Ruso noted this suggestion to add to his list of things he didn't need at all. He had no intention of explaining to Valens that what he did need was either the CMO's salary or a collection of lucrative private patients and some peace and quiet to get on with his writing. Now that he was living in a backwater with no earthquakes or family members or ex-wife to distract him, he hoped to complete the work he had already started and abandoned several times. G. Petreius Ruso's Concise Guide to Military First Aid would be detailed enough to be useful in the field, and short enough to be copied onto very small scrolls that would fit into a soldier's pack. The copying would be expensive, but once those copies had been sold, there would be a double profit—one in cash, and one, he felt sure, in lives and limbs saved. What he didn't need was Valens making helpful suggestions, or worse still, taking up the idea himself.

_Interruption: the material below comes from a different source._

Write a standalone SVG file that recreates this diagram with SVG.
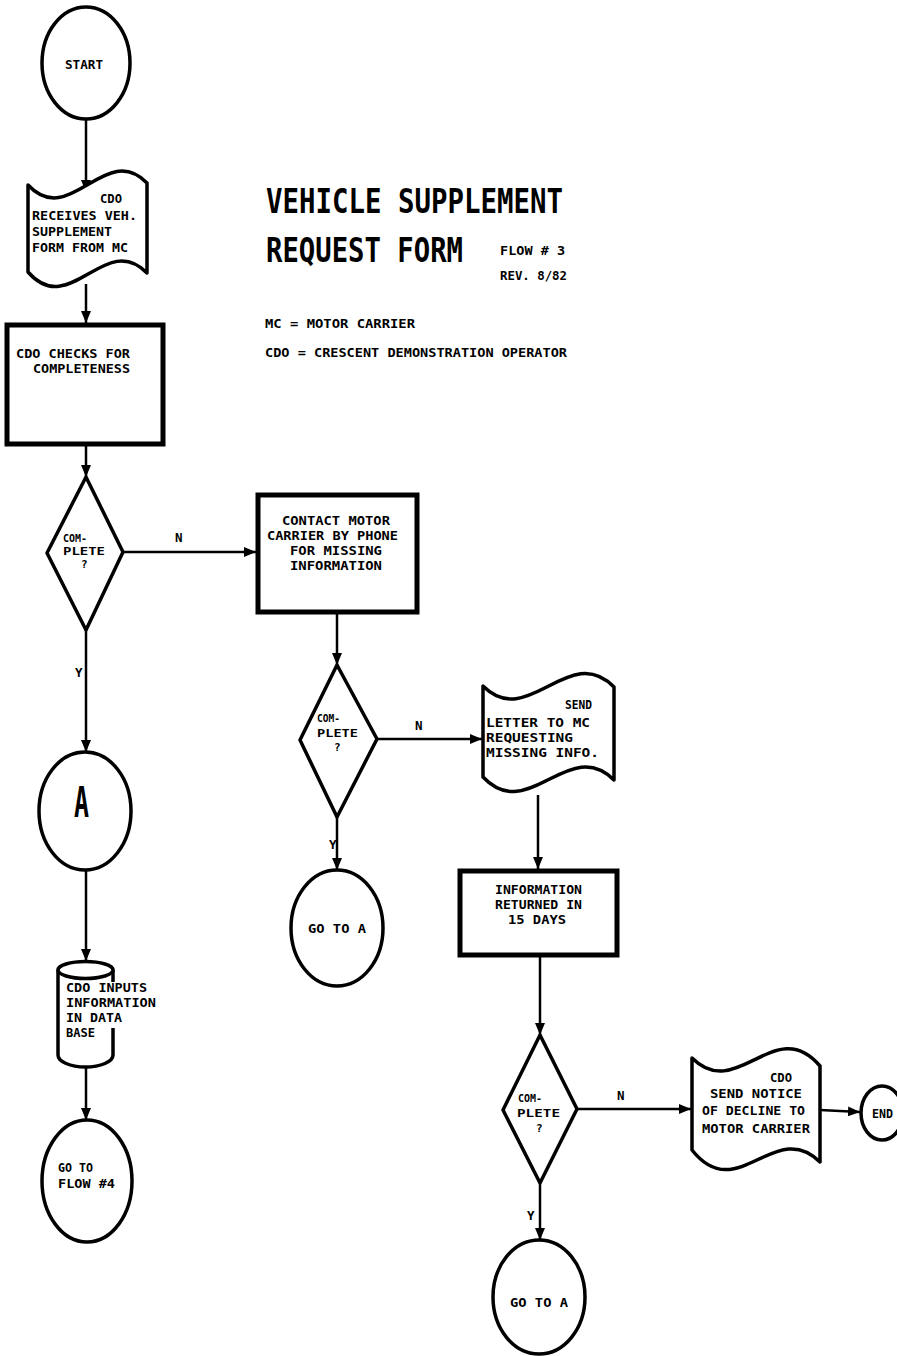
<svg xmlns="http://www.w3.org/2000/svg" width="897" height="1356" viewBox="0 0 897 1356">
<style>
.s{fill:#fff;stroke:#000;stroke-width:3.5;stroke-linejoin:round}
.b{fill:#fff;stroke:#000;stroke-width:5}
.c{stroke:#000;stroke-width:2.5;fill:none;marker-end:url(#arr)}
.t{font-family:"DejaVu Sans Mono","Liberation Mono",monospace;font-weight:bold;font-size:12.5px;fill:#000}
.d{font-family:"DejaVu Sans Mono","Liberation Mono",monospace;font-weight:bold;font-size:11px;fill:#000}
.h{font-family:"DejaVu Sans Mono","Liberation Mono",monospace;font-weight:bold;font-size:33px;fill:#000}
.m{font-family:"DejaVu Sans Mono","Liberation Mono",monospace;font-weight:bold;font-size:12px;fill:#000}
</style>
<defs>
<marker id="arr" markerWidth="12" markerHeight="10" refX="12" refY="5" orient="auto" markerUnits="userSpaceOnUse"><path d="M0,0 L12,5 L0,10 z" fill="#000"/></marker>
</defs>
<rect width="897" height="1356" fill="#fff"/>

<g id="title">
<text class="h" x="266" y="213" textLength="297" lengthAdjust="spacingAndGlyphs">VEHICLE SUPPLEMENT</text>
<text class="h" x="266" y="262" textLength="197" lengthAdjust="spacingAndGlyphs">REQUEST FORM</text>
<text class="m" x="500" y="255" textLength="65" lengthAdjust="spacingAndGlyphs">FLOW # 3</text>
<text class="m" x="500" y="280" textLength="67" lengthAdjust="spacingAndGlyphs">REV. 8/82</text>
<text class="m" x="265" y="328" textLength="150" lengthAdjust="spacingAndGlyphs">MC = MOTOR CARRIER</text>
<text class="m" x="265" y="357" textLength="302" lengthAdjust="spacingAndGlyphs">CDO = CRESCENT DEMONSTRATION OPERATOR</text>
</g>

<g id="connectors">
<line class="c" x1="86" y1="119" x2="86" y2="192"/>
<line class="c" x1="86" y1="284" x2="86" y2="323"/>
<line class="c" x1="86" y1="446" x2="86" y2="477"/>
<line class="c" x1="123" y1="552" x2="256" y2="552"/>
<line class="c" x1="86" y1="630" x2="86" y2="752"/>
<line class="c" x1="86" y1="870" x2="86" y2="961"/>
<line class="c" x1="86" y1="1068" x2="86" y2="1120"/>
<line class="c" x1="337" y1="614" x2="337" y2="665"/>
<line class="c" x1="377" y1="739" x2="482" y2="739"/>
<line class="c" x1="337" y1="817" x2="337" y2="870"/>
<line class="c" x1="538" y1="795" x2="538" y2="869"/>
<line class="c" x1="540" y1="957" x2="540" y2="1035"/>
<line class="c" x1="577" y1="1109" x2="691" y2="1109"/>
<line class="c" x1="540" y1="1183" x2="540" y2="1240"/>
<line class="c" x1="820" y1="1110" x2="860" y2="1112"/>
<text class="t" x="175" y="542">N</text>
<text class="t" x="75" y="677">Y</text>
<text class="t" x="415" y="730">N</text>
<text class="t" x="329" y="849">Y</text>
<text class="t" x="617" y="1100">N</text>
<text class="t" x="527" y="1220">Y</text>
</g>

<g id="start">
<ellipse class="s" cx="86" cy="63" rx="44" ry="56"/>
<text class="t" x="65" y="69" textLength="38" lengthAdjust="spacingAndGlyphs">START</text>
</g>

<g id="receives">
<path class="s" d="M28,185 C70,230 105,140 147,183 L147,273 C105,230 70,320 28,272 Z"/>
<text class="t" x="100" y="203" textLength="22" lengthAdjust="spacingAndGlyphs">CDO</text>
<text class="t" x="32" y="220" textLength="105" lengthAdjust="spacingAndGlyphs">RECEIVES VEH.</text>
<text class="t" x="32" y="236" textLength="80" lengthAdjust="spacingAndGlyphs">SUPPLEMENT</text>
<text class="t" x="32" y="252" textLength="96" lengthAdjust="spacingAndGlyphs">FORM FROM MC</text>
</g>

<g id="checks">
<rect class="b" x="7" y="325" width="156" height="119"/>
<text class="t" x="16" y="358" textLength="114" lengthAdjust="spacingAndGlyphs">CDO CHECKS FOR</text>
<text class="t" x="33" y="373" textLength="97" lengthAdjust="spacingAndGlyphs">COMPLETENESS</text>
</g>

<g id="complete1">
<path class="s" d="M86,477 L123,552 L86,630 L47,553 Z"/>
<text class="d" x="63" y="542" textLength="24" lengthAdjust="spacingAndGlyphs">COM-</text>
<text class="d" x="63" y="555" textLength="42" lengthAdjust="spacingAndGlyphs">PLETE</text>
<text class="d" x="81" y="568">?</text>
</g>

<g id="contact">
<rect class="b" x="258" y="495" width="159" height="117"/>
<text class="t" x="282" y="525" textLength="108" lengthAdjust="spacingAndGlyphs">CONTACT MOTOR</text>
<text class="t" x="267" y="540" textLength="131" lengthAdjust="spacingAndGlyphs">CARRIER BY PHONE</text>
<text class="t" x="290" y="555" textLength="92" lengthAdjust="spacingAndGlyphs">FOR MISSING</text>
<text class="t" x="290" y="570" textLength="92" lengthAdjust="spacingAndGlyphs">INFORMATION</text>
</g>

<g id="nodeA">
<ellipse class="s" cx="85" cy="811" rx="46" ry="59"/>
<text class="t" x="74" y="817" style="font-size:42px" textLength="15" lengthAdjust="spacingAndGlyphs">A</text>
</g>

<g id="inputs">
<path class="s" d="M58,970 L58,1055 A27.5,12 0 0 0 113,1055 L113,1028 M113,982 L113,970"/>
<ellipse class="s" cx="85.5" cy="970" rx="27.5" ry="8.5"/>
<text class="t" x="66" y="992" textLength="81" lengthAdjust="spacingAndGlyphs">CDO INPUTS</text>
<text class="t" x="66" y="1007" textLength="90" lengthAdjust="spacingAndGlyphs">INFORMATION</text>
<text class="t" x="66" y="1022" textLength="56" lengthAdjust="spacingAndGlyphs">IN DATA</text>
<text class="t" x="66" y="1037" textLength="29" lengthAdjust="spacingAndGlyphs">BASE</text>
</g>

<g id="flow4">
<ellipse class="s" cx="87" cy="1181" rx="45" ry="61"/>
<text class="t" x="58" y="1172" textLength="35" lengthAdjust="spacingAndGlyphs">GO TO</text>
<text class="t" x="58" y="1188" textLength="57" lengthAdjust="spacingAndGlyphs">FLOW #4</text>
</g>

<g id="complete2">
<path class="s" d="M337,665 L377,739 L337,817 L300,740 Z"/>
<text class="d" x="317" y="722" textLength="23" lengthAdjust="spacingAndGlyphs">COM-</text>
<text class="d" x="317" y="737" textLength="41" lengthAdjust="spacingAndGlyphs">PLETE</text>
<text class="d" x="334" y="751">?</text>
</g>

<g id="gotoA1">
<ellipse class="s" cx="337" cy="928" rx="46" ry="58"/>
<text class="t" x="308" y="933" textLength="58" lengthAdjust="spacingAndGlyphs">GO TO A</text>
</g>

<g id="letter">
<path class="s" d="M483,686 C528,731 569,641 614,687 L614,780 C569,735 528,825 483,777 Z"/>
<text class="t" x="565" y="709" textLength="27" lengthAdjust="spacingAndGlyphs">SEND</text>
<text class="t" x="486" y="727" textLength="104" lengthAdjust="spacingAndGlyphs">LETTER TO MC</text>
<text class="t" x="486" y="742" textLength="87" lengthAdjust="spacingAndGlyphs">REQUESTING</text>
<text class="t" x="486" y="757" textLength="113" lengthAdjust="spacingAndGlyphs">MISSING INFO.</text>
</g>

<g id="returned">
<rect class="b" x="460" y="871" width="157" height="84"/>
<text class="t" x="495" y="894" textLength="87" lengthAdjust="spacingAndGlyphs">INFORMATION</text>
<text class="t" x="495" y="909" textLength="87" lengthAdjust="spacingAndGlyphs">RETURNED IN</text>
<text class="t" x="508" y="924" textLength="58" lengthAdjust="spacingAndGlyphs">15 DAYS</text>
</g>

<g id="complete3">
<path class="s" d="M540,1035 L577,1109 L540,1183 L503,1110 Z"/>
<text class="d" x="518" y="1102" textLength="24" lengthAdjust="spacingAndGlyphs">COM-</text>
<text class="d" x="517" y="1117" textLength="43" lengthAdjust="spacingAndGlyphs">PLETE</text>
<text class="d" x="536" y="1132">?</text>
</g>

<g id="gotoA2">
<ellipse class="s" cx="539" cy="1297" rx="46" ry="57"/>
<text class="t" x="510" y="1307" textLength="58" lengthAdjust="spacingAndGlyphs">GO TO A</text>
</g>

<g id="decline">
<path class="s" d="M692,1058 C737,1103 775,1013 820,1066 L820,1162 C775,1117 737,1207 692,1150 Z"/>
<text class="t" x="770" y="1082" textLength="22" lengthAdjust="spacingAndGlyphs">CDO</text>
<text class="t" x="710" y="1098" textLength="92" lengthAdjust="spacingAndGlyphs">SEND NOTICE</text>
<text class="t" x="702" y="1115" textLength="103" lengthAdjust="spacingAndGlyphs">OF DECLINE TO</text>
<text class="t" x="702" y="1133" textLength="108" lengthAdjust="spacingAndGlyphs">MOTOR CARRIER</text>
</g>

<g id="end">
<ellipse class="s" cx="882" cy="1113" rx="21" ry="27"/>
<text class="t" x="872" y="1118" textLength="21" lengthAdjust="spacingAndGlyphs">END</text>
</g>
</svg>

"Did I tell you," Valens continued, bringing Ruso back to the subject at hand, "I'm thinking of proposing to the second spear's daughter?"
"Is she a rich widow?"
"Gods, no. She's sixteen. Rather attractive, actually, considering what her father looks like."
Whatever the second spear looked like, he must have been on centuri
on's pay for some years before he had been promoted to a command in the top cohort. He would be a wealthy man.
"Only child, I suppose?" ventured Ruso.
Valens grinned. "Divorce has turned you sadly cynical, my friend."
"Not divorce," said Ruso. "Marriage."
9
RUSO LAY IN the darkness and listened to the scurry of the mice in the dining room, and then to the patter of the dog. There followed some skidding and squeaking and a crash, then a long silence. It was finally broken by the wail of third watch being blown, and the creak of his bed as he rolled over and vowed to move out of this madhouse as soon as he could afford it.
By the time he woke again, Valens had gone on duty. The house was quiet. As soon as he had breakfasted and bathed (there would be no time later), he would be able to make some progress with his writing.
Ruso wandered into the kitchen and picked up half a loaf of bread and a chunk of cheese that had been left out on the kitchen table. There were, he observed with relief, no mouse droppings on the table this morning. Then he glanced across at the little box on the windowsill and saw that the pile Valens was collecting had grown considerably. Abandoning the idea of food, Ruso strode back to his room, pulled on his overtunic, and went across to the hospital to see his private patient.
The girl was still asleep. He did not wake her. Valens would check on her during ward rounds.
The words CLOSED FOR IMPROVEMENTS had now been chalked on the main fort baths for so long that they had grown faint with age. Apparently half the builders had been called away on more pressing peacekeeping duties. The rest were clearly determined not to be accused of rushing their work. The height of the weeds growing around the feet of the scaffolding struts suggested to Ruso that it would be weeks before they got around to fixing the hospital roof. Months until they demolished the old centurion's house in which he now lived, which Valens had somehow persuaded them to leave standing when the adjoining barracks block was flattened for rebuilding. The rebuilding hadn't even been started. The reopening of the main military baths was surely far more urgent, but even that didn't seem likely to happen this month—let alone this morning.